Reproduce every record below exactly as written, leaving out any pictures.
● ● ● ● ● ● ●
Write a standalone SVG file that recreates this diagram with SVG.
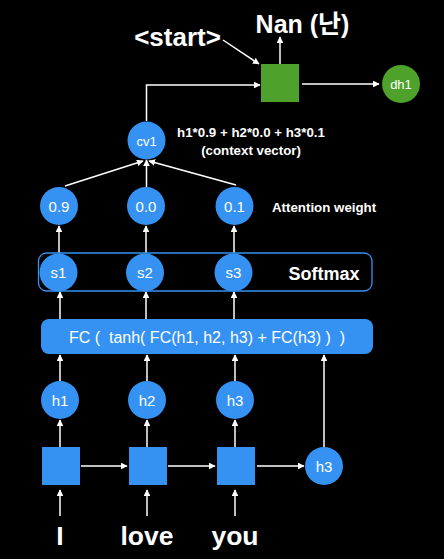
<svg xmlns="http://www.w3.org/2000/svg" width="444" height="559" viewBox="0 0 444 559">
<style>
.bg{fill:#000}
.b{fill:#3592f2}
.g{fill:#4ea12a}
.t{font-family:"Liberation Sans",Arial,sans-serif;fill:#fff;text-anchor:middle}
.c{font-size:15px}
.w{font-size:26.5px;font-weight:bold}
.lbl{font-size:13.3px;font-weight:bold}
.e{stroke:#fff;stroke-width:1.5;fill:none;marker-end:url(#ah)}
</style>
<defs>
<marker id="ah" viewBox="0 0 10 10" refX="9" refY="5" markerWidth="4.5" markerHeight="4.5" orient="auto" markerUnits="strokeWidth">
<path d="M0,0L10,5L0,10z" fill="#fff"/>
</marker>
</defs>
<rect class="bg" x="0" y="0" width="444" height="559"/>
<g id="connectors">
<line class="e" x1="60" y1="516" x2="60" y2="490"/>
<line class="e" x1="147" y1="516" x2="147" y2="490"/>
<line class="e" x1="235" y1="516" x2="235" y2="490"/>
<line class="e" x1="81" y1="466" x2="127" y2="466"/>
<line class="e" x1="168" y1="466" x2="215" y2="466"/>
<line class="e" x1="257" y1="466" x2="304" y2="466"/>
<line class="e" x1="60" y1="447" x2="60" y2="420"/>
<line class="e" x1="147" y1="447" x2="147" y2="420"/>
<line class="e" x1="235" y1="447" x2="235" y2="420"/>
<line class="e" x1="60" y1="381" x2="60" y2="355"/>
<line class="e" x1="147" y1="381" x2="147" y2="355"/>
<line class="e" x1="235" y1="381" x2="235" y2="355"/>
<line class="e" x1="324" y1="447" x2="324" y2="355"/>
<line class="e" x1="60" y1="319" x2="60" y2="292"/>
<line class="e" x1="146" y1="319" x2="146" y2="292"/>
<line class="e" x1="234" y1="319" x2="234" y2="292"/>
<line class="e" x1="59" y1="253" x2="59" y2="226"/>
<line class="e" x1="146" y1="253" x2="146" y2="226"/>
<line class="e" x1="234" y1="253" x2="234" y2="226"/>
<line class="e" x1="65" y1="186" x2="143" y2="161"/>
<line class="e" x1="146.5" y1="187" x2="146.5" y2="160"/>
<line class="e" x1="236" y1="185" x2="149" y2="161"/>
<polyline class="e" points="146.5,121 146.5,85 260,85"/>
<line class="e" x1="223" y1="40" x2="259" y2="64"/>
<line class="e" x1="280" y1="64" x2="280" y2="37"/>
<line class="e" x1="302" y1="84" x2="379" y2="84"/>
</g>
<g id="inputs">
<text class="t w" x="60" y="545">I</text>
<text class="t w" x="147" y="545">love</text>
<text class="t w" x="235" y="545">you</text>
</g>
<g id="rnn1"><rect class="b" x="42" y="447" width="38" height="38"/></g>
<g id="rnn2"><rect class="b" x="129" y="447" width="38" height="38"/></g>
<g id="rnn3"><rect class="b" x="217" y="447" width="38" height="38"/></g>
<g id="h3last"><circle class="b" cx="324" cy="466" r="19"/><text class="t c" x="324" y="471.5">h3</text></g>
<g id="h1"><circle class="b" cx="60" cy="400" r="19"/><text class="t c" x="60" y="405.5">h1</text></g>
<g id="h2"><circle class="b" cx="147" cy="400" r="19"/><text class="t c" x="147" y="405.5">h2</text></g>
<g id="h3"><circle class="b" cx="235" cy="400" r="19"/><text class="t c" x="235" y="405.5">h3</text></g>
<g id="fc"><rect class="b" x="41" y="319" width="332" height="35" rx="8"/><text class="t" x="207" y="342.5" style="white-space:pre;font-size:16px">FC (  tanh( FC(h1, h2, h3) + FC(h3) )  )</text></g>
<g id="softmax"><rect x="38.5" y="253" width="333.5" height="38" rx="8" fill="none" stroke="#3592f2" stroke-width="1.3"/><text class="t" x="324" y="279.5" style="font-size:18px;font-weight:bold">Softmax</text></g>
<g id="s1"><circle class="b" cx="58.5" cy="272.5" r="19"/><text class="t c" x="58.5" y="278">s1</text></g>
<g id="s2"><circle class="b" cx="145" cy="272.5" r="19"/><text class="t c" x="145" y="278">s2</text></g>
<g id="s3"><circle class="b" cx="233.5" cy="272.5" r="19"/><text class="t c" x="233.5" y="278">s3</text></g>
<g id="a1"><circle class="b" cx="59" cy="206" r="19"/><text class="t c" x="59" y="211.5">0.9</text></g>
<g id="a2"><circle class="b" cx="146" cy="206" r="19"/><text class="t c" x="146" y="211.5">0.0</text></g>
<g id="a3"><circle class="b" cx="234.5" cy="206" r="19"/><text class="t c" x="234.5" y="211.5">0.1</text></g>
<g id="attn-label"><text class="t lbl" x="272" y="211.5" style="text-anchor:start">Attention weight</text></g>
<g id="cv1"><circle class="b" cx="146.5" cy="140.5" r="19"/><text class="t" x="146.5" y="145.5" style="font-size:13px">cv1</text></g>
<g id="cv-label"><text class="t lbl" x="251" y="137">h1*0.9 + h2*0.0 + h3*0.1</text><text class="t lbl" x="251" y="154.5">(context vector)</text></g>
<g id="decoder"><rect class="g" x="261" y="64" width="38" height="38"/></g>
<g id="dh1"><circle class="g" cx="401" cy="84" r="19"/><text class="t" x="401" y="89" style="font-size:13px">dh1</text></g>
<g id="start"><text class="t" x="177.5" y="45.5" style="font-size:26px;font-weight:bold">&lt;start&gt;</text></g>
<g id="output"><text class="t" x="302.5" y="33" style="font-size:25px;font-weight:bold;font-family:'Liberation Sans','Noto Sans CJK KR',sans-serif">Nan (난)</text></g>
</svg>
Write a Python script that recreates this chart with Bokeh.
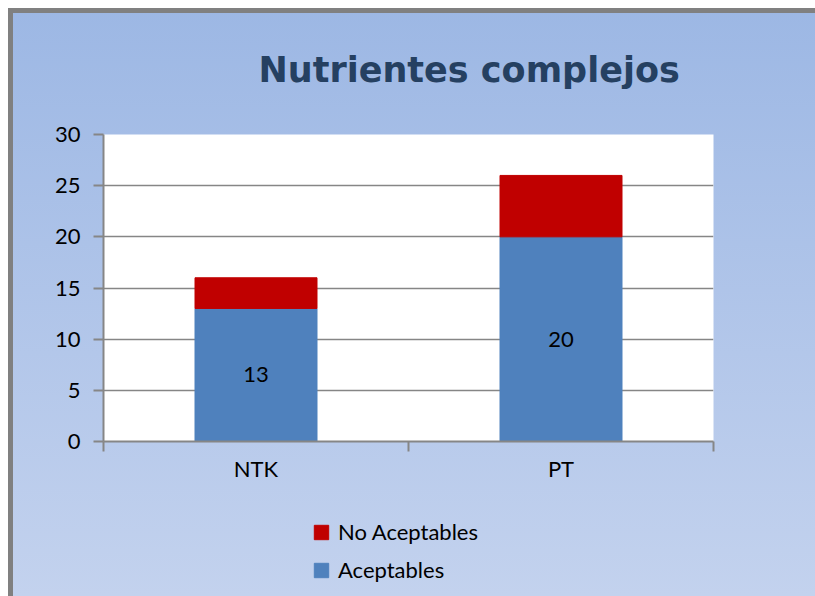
● ● ● ● ● ● ●
■ **PROBLEM SOLUTION**:
Write a standalone SVG file that recreates this diagram with SVG.
<svg xmlns="http://www.w3.org/2000/svg" width="444" height="559" viewBox="0 0 444 559">
<style>
.bg{fill:#000}
.b{fill:#3592f2}
.g{fill:#4ea12a}
.t{font-family:"Liberation Sans",Arial,sans-serif;fill:#fff;text-anchor:middle}
.c{font-size:15px}
.w{font-size:26.5px;font-weight:bold}
.lbl{font-size:13.3px;font-weight:bold}
.e{stroke:#fff;stroke-width:1.5;fill:none;marker-end:url(#ah)}
</style>
<defs>
<marker id="ah" viewBox="0 0 10 10" refX="9" refY="5" markerWidth="4.5" markerHeight="4.5" orient="auto" markerUnits="strokeWidth">
<path d="M0,0L10,5L0,10z" fill="#fff"/>
</marker>
</defs>
<rect class="bg" x="0" y="0" width="444" height="559"/>
<g id="connectors">
<line class="e" x1="60" y1="516" x2="60" y2="490"/>
<line class="e" x1="147" y1="516" x2="147" y2="490"/>
<line class="e" x1="235" y1="516" x2="235" y2="490"/>
<line class="e" x1="81" y1="466" x2="127" y2="466"/>
<line class="e" x1="168" y1="466" x2="215" y2="466"/>
<line class="e" x1="257" y1="466" x2="304" y2="466"/>
<line class="e" x1="60" y1="447" x2="60" y2="420"/>
<line class="e" x1="147" y1="447" x2="147" y2="420"/>
<line class="e" x1="235" y1="447" x2="235" y2="420"/>
<line class="e" x1="60" y1="381" x2="60" y2="355"/>
<line class="e" x1="147" y1="381" x2="147" y2="355"/>
<line class="e" x1="235" y1="381" x2="235" y2="355"/>
<line class="e" x1="324" y1="447" x2="324" y2="355"/>
<line class="e" x1="60" y1="319" x2="60" y2="292"/>
<line class="e" x1="146" y1="319" x2="146" y2="292"/>
<line class="e" x1="234" y1="319" x2="234" y2="292"/>
<line class="e" x1="59" y1="253" x2="59" y2="226"/>
<line class="e" x1="146" y1="253" x2="146" y2="226"/>
<line class="e" x1="234" y1="253" x2="234" y2="226"/>
<line class="e" x1="65" y1="186" x2="143" y2="161"/>
<line class="e" x1="146.5" y1="187" x2="146.5" y2="160"/>
<line class="e" x1="236" y1="185" x2="149" y2="161"/>
<polyline class="e" points="146.5,121 146.5,85 260,85"/>
<line class="e" x1="223" y1="40" x2="259" y2="64"/>
<line class="e" x1="280" y1="64" x2="280" y2="37"/>
<line class="e" x1="302" y1="84" x2="379" y2="84"/>
</g>
<g id="inputs">
<text class="t w" x="60" y="545">I</text>
<text class="t w" x="147" y="545">love</text>
<text class="t w" x="235" y="545">you</text>
</g>
<g id="rnn1"><rect class="b" x="42" y="447" width="38" height="38"/></g>
<g id="rnn2"><rect class="b" x="129" y="447" width="38" height="38"/></g>
<g id="rnn3"><rect class="b" x="217" y="447" width="38" height="38"/></g>
<g id="h3last"><circle class="b" cx="324" cy="466" r="19"/><text class="t c" x="324" y="471.5">h3</text></g>
<g id="h1"><circle class="b" cx="60" cy="400" r="19"/><text class="t c" x="60" y="405.5">h1</text></g>
<g id="h2"><circle class="b" cx="147" cy="400" r="19"/><text class="t c" x="147" y="405.5">h2</text></g>
<g id="h3"><circle class="b" cx="235" cy="400" r="19"/><text class="t c" x="235" y="405.5">h3</text></g>
<g id="fc"><rect class="b" x="41" y="319" width="332" height="35" rx="8"/><text class="t" x="207" y="342.5" style="white-space:pre;font-size:16px">FC (  tanh( FC(h1, h2, h3) + FC(h3) )  )</text></g>
<g id="softmax"><rect x="38.5" y="253" width="333.5" height="38" rx="8" fill="none" stroke="#3592f2" stroke-width="1.3"/><text class="t" x="324" y="279.5" style="font-size:18px;font-weight:bold">Softmax</text></g>
<g id="s1"><circle class="b" cx="58.5" cy="272.5" r="19"/><text class="t c" x="58.5" y="278">s1</text></g>
<g id="s2"><circle class="b" cx="145" cy="272.5" r="19"/><text class="t c" x="145" y="278">s2</text></g>
<g id="s3"><circle class="b" cx="233.5" cy="272.5" r="19"/><text class="t c" x="233.5" y="278">s3</text></g>
<g id="a1"><circle class="b" cx="59" cy="206" r="19"/><text class="t c" x="59" y="211.5">0.9</text></g>
<g id="a2"><circle class="b" cx="146" cy="206" r="19"/><text class="t c" x="146" y="211.5">0.0</text></g>
<g id="a3"><circle class="b" cx="234.5" cy="206" r="19"/><text class="t c" x="234.5" y="211.5">0.1</text></g>
<g id="attn-label"><text class="t lbl" x="272" y="211.5" style="text-anchor:start">Attention weight</text></g>
<g id="cv1"><circle class="b" cx="146.5" cy="140.5" r="19"/><text class="t" x="146.5" y="145.5" style="font-size:13px">cv1</text></g>
<g id="cv-label"><text class="t lbl" x="251" y="137">h1*0.9 + h2*0.0 + h3*0.1</text><text class="t lbl" x="251" y="154.5">(context vector)</text></g>
<g id="decoder"><rect class="g" x="261" y="64" width="38" height="38"/></g>
<g id="dh1"><circle class="g" cx="401" cy="84" r="19"/><text class="t" x="401" y="89" style="font-size:13px">dh1</text></g>
<g id="start"><text class="t" x="177.5" y="45.5" style="font-size:26px;font-weight:bold">&lt;start&gt;</text></g>
<g id="output"><text class="t" x="302.5" y="33" style="font-size:25px;font-weight:bold;font-family:'Liberation Sans','Noto Sans CJK KR',sans-serif">Nan (난)</text></g>
</svg>
Write a Python script that recreates this chart with Bokeh.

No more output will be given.